DATA TO USE —
---+---

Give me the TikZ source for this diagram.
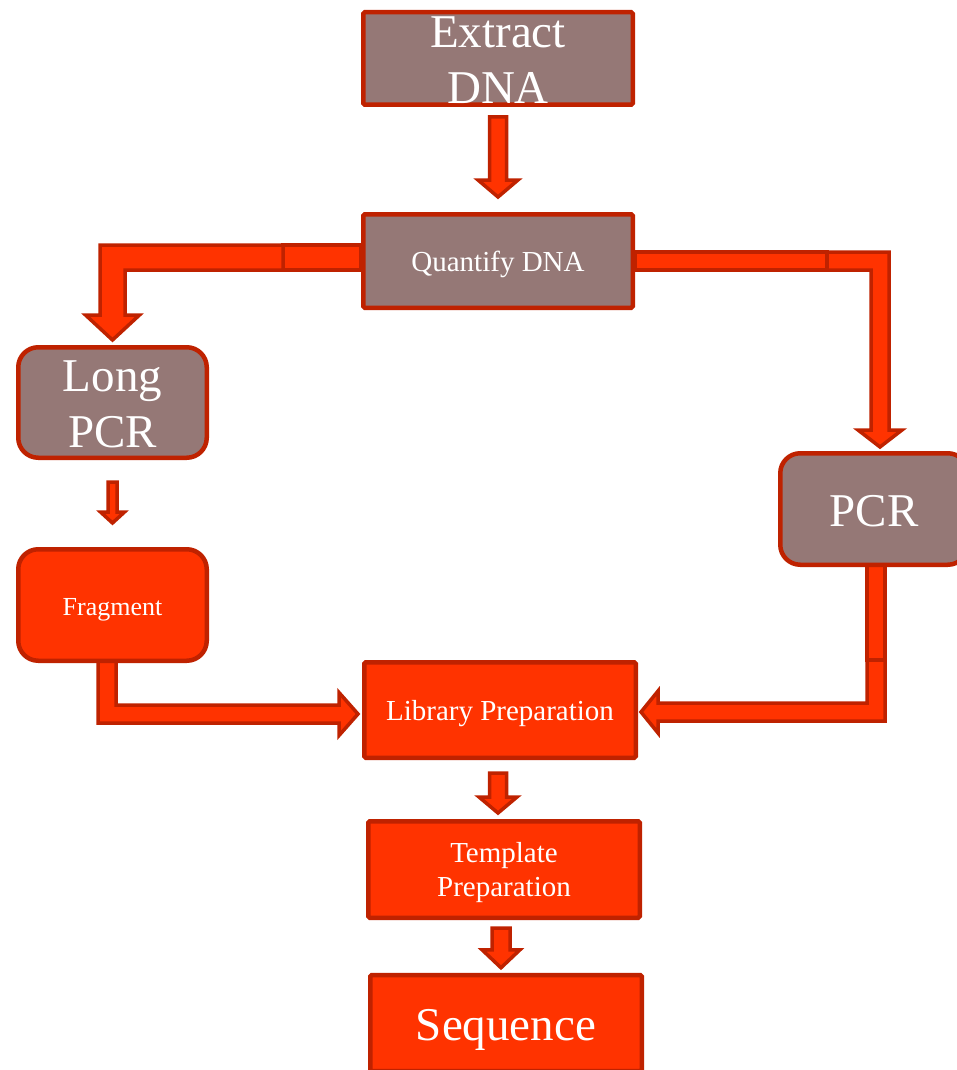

---+---

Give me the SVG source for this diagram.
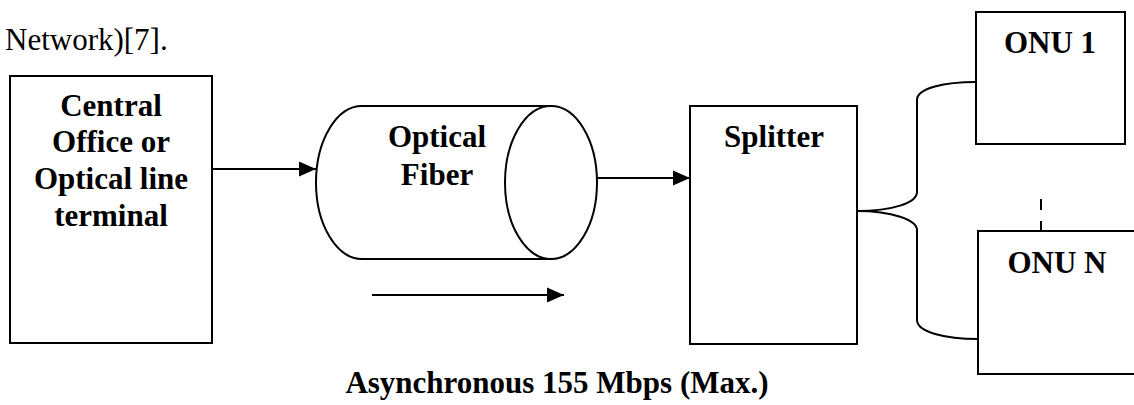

---+---

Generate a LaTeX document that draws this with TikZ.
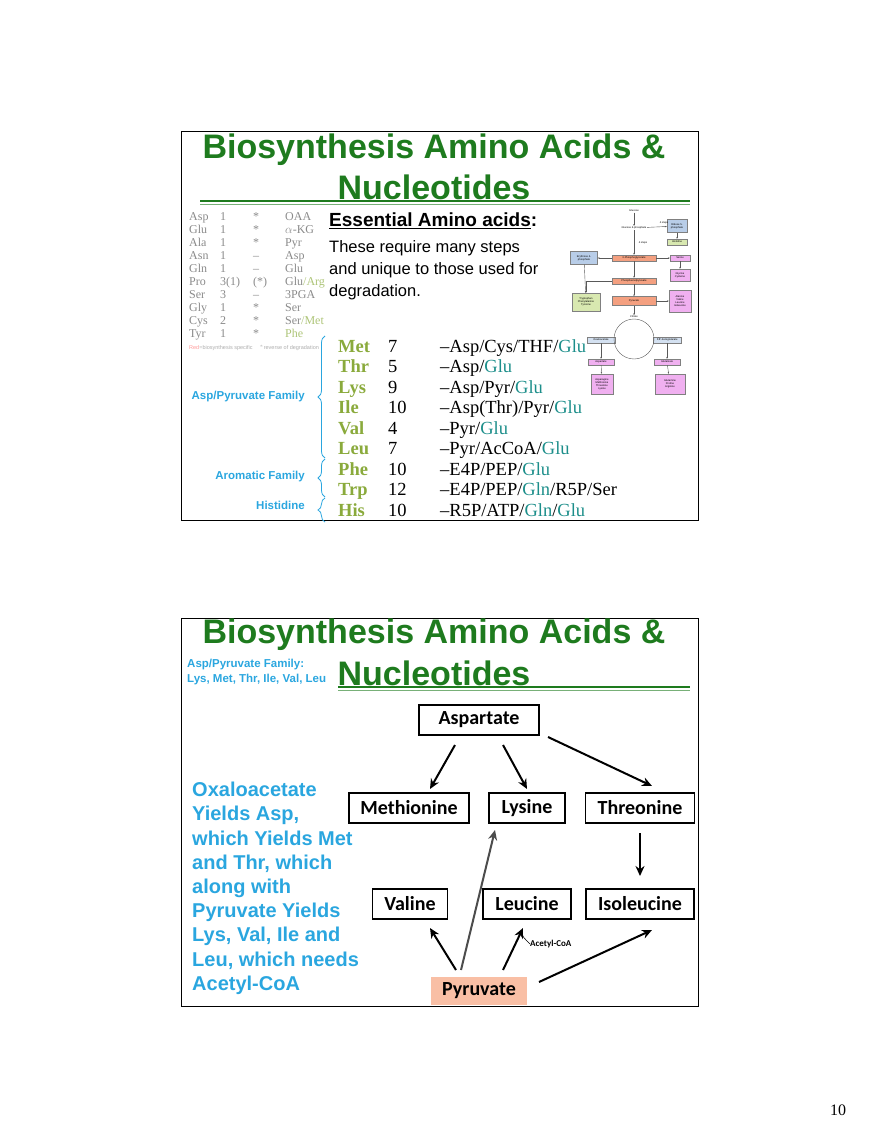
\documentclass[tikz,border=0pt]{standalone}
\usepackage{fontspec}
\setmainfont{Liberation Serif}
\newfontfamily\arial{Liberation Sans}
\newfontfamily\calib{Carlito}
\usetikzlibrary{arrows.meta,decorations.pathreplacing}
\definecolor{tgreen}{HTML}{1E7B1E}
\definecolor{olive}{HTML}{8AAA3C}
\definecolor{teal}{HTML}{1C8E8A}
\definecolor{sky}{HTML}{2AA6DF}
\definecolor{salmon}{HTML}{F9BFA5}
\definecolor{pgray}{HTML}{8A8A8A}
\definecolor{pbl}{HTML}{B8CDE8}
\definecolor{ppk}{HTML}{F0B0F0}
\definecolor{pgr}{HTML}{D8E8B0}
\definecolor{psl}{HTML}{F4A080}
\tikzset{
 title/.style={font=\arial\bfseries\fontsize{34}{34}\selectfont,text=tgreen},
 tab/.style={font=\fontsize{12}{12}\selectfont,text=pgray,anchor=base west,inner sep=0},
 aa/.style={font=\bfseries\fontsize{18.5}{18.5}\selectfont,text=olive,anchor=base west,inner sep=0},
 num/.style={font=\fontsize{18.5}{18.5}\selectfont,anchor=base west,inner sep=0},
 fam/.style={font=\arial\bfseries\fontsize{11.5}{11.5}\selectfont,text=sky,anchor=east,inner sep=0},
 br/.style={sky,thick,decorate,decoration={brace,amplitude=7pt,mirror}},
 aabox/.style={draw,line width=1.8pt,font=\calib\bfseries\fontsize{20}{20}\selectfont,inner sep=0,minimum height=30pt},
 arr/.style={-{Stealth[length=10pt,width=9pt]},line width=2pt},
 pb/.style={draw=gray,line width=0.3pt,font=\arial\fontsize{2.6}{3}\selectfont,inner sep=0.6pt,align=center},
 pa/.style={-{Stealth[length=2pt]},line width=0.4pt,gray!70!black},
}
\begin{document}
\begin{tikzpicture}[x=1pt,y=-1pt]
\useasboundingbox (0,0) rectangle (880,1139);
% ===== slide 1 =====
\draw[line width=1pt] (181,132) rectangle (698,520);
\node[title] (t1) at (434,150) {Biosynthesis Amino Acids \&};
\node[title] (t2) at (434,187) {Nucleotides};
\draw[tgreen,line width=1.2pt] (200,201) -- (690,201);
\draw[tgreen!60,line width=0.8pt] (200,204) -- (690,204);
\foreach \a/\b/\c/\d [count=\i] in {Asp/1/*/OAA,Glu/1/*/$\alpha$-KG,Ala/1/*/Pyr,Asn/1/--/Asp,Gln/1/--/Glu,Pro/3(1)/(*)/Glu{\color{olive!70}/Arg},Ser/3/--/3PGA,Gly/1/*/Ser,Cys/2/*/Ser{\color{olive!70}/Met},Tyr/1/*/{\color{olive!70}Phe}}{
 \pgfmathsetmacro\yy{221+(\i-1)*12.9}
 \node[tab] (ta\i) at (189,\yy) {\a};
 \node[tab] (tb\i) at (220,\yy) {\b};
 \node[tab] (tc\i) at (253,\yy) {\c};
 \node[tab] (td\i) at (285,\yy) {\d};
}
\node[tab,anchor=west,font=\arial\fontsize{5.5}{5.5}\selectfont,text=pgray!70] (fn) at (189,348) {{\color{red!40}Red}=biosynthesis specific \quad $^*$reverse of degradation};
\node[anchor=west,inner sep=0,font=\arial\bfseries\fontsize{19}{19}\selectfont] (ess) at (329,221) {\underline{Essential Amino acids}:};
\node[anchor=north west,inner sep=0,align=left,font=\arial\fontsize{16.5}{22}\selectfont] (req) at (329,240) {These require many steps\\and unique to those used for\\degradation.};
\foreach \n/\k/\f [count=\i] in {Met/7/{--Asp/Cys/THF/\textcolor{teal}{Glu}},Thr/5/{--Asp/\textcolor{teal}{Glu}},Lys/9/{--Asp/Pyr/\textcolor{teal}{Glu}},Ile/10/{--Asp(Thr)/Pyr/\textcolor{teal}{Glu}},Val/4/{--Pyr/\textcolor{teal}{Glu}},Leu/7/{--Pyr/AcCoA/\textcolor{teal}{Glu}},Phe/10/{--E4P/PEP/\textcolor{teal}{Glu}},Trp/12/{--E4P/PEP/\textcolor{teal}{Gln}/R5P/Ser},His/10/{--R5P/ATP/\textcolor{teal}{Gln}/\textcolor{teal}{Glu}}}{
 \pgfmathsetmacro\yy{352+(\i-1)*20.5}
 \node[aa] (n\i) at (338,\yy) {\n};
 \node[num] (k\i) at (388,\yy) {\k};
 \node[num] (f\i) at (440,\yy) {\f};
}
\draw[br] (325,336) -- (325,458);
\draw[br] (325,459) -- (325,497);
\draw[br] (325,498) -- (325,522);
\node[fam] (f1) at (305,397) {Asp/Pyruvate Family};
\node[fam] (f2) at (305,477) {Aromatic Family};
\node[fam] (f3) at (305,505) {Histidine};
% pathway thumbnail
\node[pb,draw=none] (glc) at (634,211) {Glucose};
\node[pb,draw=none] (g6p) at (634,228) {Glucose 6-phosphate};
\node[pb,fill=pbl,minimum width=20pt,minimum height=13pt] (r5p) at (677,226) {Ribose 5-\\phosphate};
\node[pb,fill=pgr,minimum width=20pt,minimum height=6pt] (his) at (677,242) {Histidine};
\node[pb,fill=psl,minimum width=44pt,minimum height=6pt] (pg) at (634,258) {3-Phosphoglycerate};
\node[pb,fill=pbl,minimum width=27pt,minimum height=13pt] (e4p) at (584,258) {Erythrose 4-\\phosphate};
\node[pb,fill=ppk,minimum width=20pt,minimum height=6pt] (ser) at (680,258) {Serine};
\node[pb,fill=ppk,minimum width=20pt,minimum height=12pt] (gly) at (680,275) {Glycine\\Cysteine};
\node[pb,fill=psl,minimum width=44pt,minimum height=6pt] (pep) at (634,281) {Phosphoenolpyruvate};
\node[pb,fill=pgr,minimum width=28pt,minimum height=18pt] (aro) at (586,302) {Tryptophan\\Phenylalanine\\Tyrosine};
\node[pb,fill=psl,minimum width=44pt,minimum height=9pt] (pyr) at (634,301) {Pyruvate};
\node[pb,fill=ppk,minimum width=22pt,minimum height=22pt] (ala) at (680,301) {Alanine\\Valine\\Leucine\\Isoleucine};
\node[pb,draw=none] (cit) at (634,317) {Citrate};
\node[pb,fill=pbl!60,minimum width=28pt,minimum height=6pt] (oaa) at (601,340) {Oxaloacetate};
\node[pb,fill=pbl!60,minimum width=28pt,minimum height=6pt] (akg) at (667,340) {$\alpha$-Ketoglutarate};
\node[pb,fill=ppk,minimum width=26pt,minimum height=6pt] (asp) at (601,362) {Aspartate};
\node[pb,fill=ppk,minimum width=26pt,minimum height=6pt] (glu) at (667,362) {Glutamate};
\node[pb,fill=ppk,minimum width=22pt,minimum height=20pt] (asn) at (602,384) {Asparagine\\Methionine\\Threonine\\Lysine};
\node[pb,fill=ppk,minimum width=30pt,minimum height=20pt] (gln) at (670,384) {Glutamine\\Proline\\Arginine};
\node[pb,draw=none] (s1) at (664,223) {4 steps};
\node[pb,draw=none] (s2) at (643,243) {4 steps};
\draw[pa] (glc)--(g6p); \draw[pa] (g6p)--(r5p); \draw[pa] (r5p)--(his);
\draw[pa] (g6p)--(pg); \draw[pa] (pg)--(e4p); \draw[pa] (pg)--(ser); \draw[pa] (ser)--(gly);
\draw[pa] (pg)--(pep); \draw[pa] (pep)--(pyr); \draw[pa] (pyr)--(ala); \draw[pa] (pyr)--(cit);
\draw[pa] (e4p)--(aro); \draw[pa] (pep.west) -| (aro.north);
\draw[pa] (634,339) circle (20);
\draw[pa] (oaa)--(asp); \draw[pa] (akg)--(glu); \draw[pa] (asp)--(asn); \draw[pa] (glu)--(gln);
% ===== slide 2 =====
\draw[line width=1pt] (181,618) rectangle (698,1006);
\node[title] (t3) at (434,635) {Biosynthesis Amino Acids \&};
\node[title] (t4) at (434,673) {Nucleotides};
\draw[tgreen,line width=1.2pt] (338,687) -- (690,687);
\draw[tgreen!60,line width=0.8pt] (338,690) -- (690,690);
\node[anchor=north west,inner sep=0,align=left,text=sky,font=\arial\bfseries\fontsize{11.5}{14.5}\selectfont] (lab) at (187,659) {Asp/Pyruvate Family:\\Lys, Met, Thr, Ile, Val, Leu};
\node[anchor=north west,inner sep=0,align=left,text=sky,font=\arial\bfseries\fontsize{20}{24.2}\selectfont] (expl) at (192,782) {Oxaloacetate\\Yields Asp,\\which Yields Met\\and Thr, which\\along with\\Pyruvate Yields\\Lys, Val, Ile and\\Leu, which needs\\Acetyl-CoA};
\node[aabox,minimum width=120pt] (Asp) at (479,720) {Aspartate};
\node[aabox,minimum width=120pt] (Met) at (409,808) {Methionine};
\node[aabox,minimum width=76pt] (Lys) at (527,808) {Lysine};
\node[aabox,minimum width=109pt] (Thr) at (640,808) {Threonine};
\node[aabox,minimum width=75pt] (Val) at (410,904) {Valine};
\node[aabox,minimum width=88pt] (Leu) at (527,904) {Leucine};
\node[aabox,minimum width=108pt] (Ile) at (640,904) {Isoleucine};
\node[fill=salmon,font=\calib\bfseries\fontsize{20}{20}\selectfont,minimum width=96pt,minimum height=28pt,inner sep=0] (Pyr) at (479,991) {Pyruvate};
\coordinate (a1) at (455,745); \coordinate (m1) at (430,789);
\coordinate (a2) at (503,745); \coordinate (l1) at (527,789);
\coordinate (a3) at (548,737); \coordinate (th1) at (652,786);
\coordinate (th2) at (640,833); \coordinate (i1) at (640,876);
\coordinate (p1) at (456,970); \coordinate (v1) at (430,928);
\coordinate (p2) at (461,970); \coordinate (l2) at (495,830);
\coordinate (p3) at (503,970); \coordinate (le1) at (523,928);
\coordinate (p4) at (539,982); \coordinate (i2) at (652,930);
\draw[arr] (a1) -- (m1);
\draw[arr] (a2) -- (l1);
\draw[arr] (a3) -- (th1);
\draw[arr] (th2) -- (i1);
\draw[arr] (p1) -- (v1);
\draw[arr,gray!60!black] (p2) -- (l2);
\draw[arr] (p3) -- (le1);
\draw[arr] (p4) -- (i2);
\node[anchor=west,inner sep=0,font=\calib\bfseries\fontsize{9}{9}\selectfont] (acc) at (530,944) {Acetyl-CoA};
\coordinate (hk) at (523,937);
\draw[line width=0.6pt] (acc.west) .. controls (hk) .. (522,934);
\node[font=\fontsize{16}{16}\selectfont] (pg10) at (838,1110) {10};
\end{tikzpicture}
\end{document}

---+---

WHAT YOU WILL DO — Every line containing the string "diagram" must be listed.

RESULT OF THE TASK —
Give me the TikZ source for this diagram.
Give me the SVG source for this diagram.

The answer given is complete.